Written exercise – Reproduce the records exactly.

Exercise data –
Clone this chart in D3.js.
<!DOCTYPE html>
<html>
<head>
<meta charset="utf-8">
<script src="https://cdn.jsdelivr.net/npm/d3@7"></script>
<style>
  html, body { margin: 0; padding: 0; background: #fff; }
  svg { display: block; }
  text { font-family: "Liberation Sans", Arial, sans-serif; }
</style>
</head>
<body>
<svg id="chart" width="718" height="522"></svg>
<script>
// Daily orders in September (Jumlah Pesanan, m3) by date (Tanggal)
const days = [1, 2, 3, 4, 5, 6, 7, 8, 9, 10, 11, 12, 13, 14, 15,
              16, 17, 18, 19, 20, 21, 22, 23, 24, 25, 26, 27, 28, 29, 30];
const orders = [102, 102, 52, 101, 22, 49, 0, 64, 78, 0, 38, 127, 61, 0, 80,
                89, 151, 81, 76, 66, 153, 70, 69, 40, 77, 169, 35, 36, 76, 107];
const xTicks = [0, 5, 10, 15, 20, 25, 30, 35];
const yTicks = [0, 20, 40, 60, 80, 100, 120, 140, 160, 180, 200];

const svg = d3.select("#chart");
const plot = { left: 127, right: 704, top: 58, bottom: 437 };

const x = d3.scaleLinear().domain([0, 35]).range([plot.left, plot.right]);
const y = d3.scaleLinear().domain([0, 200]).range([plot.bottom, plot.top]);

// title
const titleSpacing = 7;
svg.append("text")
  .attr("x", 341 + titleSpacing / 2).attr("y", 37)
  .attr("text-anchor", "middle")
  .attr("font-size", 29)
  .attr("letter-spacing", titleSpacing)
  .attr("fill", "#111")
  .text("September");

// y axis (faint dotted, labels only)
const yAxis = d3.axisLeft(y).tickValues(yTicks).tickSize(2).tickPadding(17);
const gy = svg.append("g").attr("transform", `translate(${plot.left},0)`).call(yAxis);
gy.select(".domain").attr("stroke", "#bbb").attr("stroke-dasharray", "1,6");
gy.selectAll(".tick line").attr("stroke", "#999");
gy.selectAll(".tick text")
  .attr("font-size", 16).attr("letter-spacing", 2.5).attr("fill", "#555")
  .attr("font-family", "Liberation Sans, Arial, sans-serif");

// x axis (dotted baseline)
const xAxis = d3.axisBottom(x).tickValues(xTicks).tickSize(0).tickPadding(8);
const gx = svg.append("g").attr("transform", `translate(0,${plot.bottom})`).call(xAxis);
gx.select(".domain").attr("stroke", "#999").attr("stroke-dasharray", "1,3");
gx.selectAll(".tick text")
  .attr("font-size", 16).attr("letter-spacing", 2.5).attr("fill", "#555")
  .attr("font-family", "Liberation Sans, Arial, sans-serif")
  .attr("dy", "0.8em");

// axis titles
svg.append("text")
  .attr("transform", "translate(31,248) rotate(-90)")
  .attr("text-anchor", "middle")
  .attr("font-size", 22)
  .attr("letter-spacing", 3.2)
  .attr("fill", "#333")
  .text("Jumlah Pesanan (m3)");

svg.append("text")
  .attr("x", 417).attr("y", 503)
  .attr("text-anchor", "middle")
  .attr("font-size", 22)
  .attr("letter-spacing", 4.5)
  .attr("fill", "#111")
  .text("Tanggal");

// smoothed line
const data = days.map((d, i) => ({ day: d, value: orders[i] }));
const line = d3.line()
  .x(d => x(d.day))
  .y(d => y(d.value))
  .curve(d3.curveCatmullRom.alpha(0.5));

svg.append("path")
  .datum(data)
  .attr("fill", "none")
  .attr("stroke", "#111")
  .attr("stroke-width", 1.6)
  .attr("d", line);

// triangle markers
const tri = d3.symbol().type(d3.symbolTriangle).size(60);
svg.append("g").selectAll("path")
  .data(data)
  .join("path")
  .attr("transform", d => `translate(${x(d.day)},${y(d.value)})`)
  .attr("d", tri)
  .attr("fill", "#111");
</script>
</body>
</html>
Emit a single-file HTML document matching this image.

Expected output –
Clone this chart in D3.js.
<!DOCTYPE html>
<html>
<head>
<meta charset="utf-8">
<script src="https://cdn.jsdelivr.net/npm/d3@7"></script>
<style>
  html, body { margin: 0; padding: 0; background: #fff; }
  svg { display: block; }
  text { font-family: "Liberation Sans", Arial, sans-serif; }
</style>
</head>
<body>
<svg id="chart" width="718" height="522"></svg>
<script>
// Daily orders in September (Jumlah Pesanan, m3) by date (Tanggal)
const days = [1, 2, 3, 4, 5, 6, 7, 8, 9, 10, 11, 12, 13, 14, 15,
              16, 17, 18, 19, 20, 21, 22, 23, 24, 25, 26, 27, 28, 29, 30];
const orders = [102, 102, 52, 101, 22, 49, 0, 64, 78, 0, 38, 127, 61, 0, 80,
                89, 151, 81, 76, 66, 153, 70, 69, 40, 77, 169, 35, 36, 76, 107];
const xTicks = [0, 5, 10, 15, 20, 25, 30, 35];
const yTicks = [0, 20, 40, 60, 80, 100, 120, 140, 160, 180, 200];

const svg = d3.select("#chart");
const plot = { left: 127, right: 704, top: 58, bottom: 437 };

const x = d3.scaleLinear().domain([0, 35]).range([plot.left, plot.right]);
const y = d3.scaleLinear().domain([0, 200]).range([plot.bottom, plot.top]);

// title
const titleSpacing = 7;
svg.append("text")
  .attr("x", 341 + titleSpacing / 2).attr("y", 37)
  .attr("text-anchor", "middle")
  .attr("font-size", 29)
  .attr("letter-spacing", titleSpacing)
  .attr("fill", "#111")
  .text("September");

// y axis (faint dotted, labels only)
const yAxis = d3.axisLeft(y).tickValues(yTicks).tickSize(2).tickPadding(17);
const gy = svg.append("g").attr("transform", `translate(${plot.left},0)`).call(yAxis);
gy.select(".domain").attr("stroke", "#bbb").attr("stroke-dasharray", "1,6");
gy.selectAll(".tick line").attr("stroke", "#999");
gy.selectAll(".tick text")
  .attr("font-size", 16).attr("letter-spacing", 2.5).attr("fill", "#555")
  .attr("font-family", "Liberation Sans, Arial, sans-serif");

// x axis (dotted baseline)
const xAxis = d3.axisBottom(x).tickValues(xTicks).tickSize(0).tickPadding(8);
const gx = svg.append("g").attr("transform", `translate(0,${plot.bottom})`).call(xAxis);
gx.select(".domain").attr("stroke", "#999").attr("stroke-dasharray", "1,3");
gx.selectAll(".tick text")
  .attr("font-size", 16).attr("letter-spacing", 2.5).attr("fill", "#555")
  .attr("font-family", "Liberation Sans, Arial, sans-serif")
  .attr("dy", "0.8em");

// axis titles
svg.append("text")
  .attr("transform", "translate(31,248) rotate(-90)")
  .attr("text-anchor", "middle")
  .attr("font-size", 22)
  .attr("letter-spacing", 3.2)
  .attr("fill", "#333")
  .text("Jumlah Pesanan (m3)");

svg.append("text")
  .attr("x", 417).attr("y", 503)
  .attr("text-anchor", "middle")
  .attr("font-size", 22)
  .attr("letter-spacing", 4.5)
  .attr("fill", "#111")
  .text("Tanggal");

// smoothed line
const data = days.map((d, i) => ({ day: d, value: orders[i] }));
const line = d3.line()
  .x(d => x(d.day))
  .y(d => y(d.value))
  .curve(d3.curveCatmullRom.alpha(0.5));

svg.append("path")
  .datum(data)
  .attr("fill", "none")
  .attr("stroke", "#111")
  .attr("stroke-width", 1.6)
  .attr("d", line);

// triangle markers
const tri = d3.symbol().type(d3.symbolTriangle).size(60);
svg.append("g").selectAll("path")
  .data(data)
  .join("path")
  .attr("transform", d => `translate(${x(d.day)},${y(d.value)})`)
  .attr("d", tri)
  .attr("fill", "#111");
</script>
</body>
</html>
Emit a single-file HTML document matching this image.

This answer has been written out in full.